* _WORK TO COMPLETE_:
Scan the records and identify every line in which the string "that" occurs, then return those lines.

(Figure scripts)
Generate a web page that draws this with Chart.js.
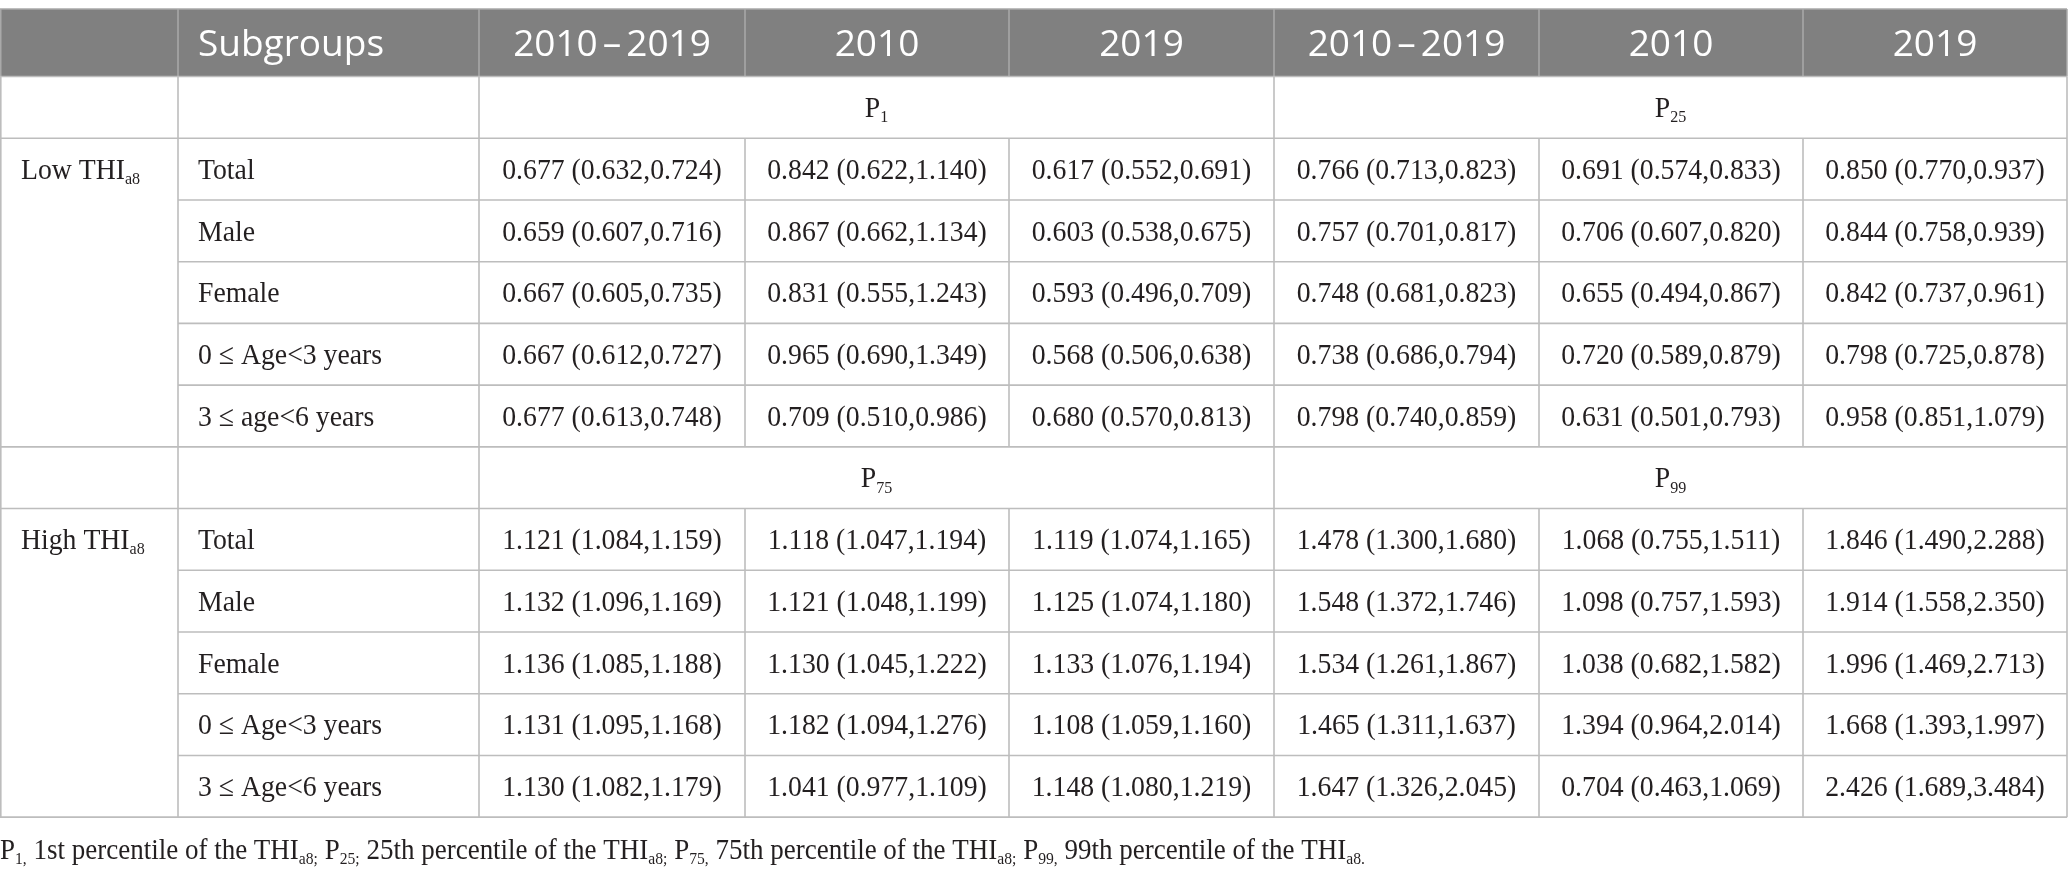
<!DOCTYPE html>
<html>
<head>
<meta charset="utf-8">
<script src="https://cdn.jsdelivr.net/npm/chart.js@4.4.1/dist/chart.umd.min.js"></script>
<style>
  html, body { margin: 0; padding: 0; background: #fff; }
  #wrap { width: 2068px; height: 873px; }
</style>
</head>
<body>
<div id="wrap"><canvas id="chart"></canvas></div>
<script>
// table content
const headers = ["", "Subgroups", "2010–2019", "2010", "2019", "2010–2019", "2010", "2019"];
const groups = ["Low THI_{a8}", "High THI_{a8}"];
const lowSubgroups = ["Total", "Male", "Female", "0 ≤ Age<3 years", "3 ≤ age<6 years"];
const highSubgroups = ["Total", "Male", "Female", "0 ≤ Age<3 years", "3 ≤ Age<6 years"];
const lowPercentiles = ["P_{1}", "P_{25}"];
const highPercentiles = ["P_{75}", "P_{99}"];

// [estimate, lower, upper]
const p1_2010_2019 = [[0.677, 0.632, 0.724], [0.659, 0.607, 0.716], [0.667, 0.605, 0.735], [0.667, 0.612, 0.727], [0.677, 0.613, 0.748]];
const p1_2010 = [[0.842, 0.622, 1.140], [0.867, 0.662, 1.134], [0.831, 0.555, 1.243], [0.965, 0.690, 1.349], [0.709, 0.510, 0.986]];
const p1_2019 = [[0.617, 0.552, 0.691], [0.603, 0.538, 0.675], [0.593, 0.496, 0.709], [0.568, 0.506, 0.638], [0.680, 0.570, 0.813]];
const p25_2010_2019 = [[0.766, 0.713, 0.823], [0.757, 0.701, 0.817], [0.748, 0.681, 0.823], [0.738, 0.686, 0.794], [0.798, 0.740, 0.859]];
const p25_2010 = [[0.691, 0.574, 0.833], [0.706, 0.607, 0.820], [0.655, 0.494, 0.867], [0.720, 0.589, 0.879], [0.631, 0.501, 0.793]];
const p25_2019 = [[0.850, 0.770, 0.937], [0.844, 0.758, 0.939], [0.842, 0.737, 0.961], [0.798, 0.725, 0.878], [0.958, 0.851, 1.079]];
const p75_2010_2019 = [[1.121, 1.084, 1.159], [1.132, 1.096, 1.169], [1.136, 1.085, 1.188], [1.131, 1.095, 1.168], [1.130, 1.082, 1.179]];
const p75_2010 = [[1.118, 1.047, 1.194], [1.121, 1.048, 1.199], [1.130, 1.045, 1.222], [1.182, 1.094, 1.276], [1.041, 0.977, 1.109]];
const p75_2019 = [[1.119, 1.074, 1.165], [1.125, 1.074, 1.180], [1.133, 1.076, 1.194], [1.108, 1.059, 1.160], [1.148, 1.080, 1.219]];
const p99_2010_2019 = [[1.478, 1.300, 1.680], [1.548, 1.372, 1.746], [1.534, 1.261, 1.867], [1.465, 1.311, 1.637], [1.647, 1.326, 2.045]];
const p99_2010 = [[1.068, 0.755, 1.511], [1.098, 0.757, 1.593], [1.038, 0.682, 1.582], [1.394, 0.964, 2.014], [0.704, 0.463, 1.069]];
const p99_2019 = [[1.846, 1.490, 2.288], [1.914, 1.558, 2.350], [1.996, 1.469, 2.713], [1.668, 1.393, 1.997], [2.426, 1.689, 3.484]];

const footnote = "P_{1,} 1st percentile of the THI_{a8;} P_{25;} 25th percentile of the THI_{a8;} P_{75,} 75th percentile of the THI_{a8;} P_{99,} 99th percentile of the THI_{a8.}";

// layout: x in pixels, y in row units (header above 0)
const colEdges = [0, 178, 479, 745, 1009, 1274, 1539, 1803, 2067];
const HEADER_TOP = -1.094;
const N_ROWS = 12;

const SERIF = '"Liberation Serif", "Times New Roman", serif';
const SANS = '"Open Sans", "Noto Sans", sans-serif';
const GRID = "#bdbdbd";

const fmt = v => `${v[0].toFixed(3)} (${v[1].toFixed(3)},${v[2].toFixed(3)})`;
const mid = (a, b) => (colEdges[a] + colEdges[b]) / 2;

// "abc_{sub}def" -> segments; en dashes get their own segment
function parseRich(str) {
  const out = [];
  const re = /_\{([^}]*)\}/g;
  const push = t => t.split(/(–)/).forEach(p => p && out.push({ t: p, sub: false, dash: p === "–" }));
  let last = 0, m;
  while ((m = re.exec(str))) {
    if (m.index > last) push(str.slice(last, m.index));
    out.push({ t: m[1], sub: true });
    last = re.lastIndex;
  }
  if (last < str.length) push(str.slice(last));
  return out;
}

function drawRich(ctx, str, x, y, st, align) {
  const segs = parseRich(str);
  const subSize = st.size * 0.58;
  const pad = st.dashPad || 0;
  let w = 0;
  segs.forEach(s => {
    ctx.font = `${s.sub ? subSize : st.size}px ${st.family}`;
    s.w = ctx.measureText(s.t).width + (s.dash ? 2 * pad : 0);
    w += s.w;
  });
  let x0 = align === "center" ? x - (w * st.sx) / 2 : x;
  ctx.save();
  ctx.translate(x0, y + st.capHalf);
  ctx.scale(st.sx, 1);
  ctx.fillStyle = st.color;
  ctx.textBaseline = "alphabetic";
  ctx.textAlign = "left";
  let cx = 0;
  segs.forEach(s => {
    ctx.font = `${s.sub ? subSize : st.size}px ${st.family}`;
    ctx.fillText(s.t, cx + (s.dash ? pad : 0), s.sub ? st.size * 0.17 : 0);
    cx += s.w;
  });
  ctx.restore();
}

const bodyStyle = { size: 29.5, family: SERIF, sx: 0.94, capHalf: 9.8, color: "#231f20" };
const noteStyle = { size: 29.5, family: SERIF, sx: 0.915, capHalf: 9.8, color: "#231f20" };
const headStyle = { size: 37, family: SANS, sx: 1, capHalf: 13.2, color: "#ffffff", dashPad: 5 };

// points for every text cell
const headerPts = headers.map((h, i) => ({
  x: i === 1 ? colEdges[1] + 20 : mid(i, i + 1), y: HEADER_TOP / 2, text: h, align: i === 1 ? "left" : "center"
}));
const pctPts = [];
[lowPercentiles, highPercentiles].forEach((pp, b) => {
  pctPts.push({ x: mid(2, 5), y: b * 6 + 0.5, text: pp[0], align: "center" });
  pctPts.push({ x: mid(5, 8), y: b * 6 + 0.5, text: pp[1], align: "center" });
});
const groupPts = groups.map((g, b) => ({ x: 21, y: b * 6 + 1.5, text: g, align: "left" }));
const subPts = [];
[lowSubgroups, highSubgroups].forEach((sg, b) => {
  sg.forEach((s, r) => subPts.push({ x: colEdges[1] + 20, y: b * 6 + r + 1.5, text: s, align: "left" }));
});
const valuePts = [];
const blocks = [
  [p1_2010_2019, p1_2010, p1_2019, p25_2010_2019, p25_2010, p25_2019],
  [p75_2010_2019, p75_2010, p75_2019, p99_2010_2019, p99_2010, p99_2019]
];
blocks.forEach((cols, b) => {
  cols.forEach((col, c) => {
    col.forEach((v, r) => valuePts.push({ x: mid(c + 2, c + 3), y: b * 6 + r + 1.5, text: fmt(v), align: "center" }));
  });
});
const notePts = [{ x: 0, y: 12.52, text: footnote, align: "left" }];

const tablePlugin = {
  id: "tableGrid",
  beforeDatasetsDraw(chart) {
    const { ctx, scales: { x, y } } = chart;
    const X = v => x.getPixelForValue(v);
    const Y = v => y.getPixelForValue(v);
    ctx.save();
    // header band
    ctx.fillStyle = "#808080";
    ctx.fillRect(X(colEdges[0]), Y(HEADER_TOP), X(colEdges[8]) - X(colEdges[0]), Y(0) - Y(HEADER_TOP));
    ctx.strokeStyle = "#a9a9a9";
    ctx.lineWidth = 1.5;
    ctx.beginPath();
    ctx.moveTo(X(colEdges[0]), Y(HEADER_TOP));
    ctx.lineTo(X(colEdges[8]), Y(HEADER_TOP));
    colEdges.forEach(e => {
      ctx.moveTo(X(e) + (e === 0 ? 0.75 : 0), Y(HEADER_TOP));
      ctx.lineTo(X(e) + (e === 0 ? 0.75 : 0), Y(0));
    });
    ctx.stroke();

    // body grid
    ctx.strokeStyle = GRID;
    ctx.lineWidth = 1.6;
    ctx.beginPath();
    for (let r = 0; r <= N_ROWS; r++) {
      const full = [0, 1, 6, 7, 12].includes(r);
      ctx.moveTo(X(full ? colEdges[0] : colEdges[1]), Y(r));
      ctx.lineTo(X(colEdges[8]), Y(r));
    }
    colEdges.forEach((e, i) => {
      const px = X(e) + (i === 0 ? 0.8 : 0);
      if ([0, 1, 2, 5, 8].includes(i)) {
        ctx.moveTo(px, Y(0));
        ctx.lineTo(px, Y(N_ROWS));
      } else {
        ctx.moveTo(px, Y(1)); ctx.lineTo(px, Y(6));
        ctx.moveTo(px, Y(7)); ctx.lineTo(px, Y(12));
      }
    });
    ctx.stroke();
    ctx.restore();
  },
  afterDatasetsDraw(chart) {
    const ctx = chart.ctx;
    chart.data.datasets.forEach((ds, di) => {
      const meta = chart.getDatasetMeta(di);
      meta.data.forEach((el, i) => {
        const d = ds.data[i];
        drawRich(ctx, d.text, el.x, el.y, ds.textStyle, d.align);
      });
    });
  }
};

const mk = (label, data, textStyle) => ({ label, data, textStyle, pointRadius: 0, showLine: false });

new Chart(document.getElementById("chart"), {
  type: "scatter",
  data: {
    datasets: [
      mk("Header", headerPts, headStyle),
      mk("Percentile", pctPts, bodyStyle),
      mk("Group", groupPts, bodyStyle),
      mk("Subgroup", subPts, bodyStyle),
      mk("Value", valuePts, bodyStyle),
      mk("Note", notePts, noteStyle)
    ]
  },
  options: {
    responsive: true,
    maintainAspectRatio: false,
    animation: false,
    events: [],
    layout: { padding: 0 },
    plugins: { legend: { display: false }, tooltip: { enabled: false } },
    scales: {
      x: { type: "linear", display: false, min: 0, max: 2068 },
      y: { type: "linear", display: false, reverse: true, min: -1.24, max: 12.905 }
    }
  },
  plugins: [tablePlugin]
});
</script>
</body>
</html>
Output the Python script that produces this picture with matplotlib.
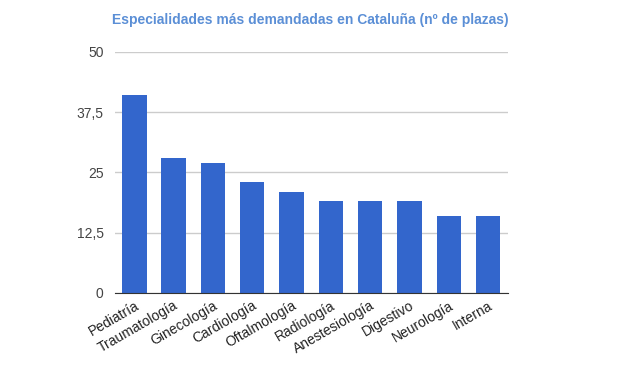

* _SOLUTION TO THE PROBLEM_:
Generate a web page that draws this with Chart.js.
Output the Python script that produces this picture with matplotlib.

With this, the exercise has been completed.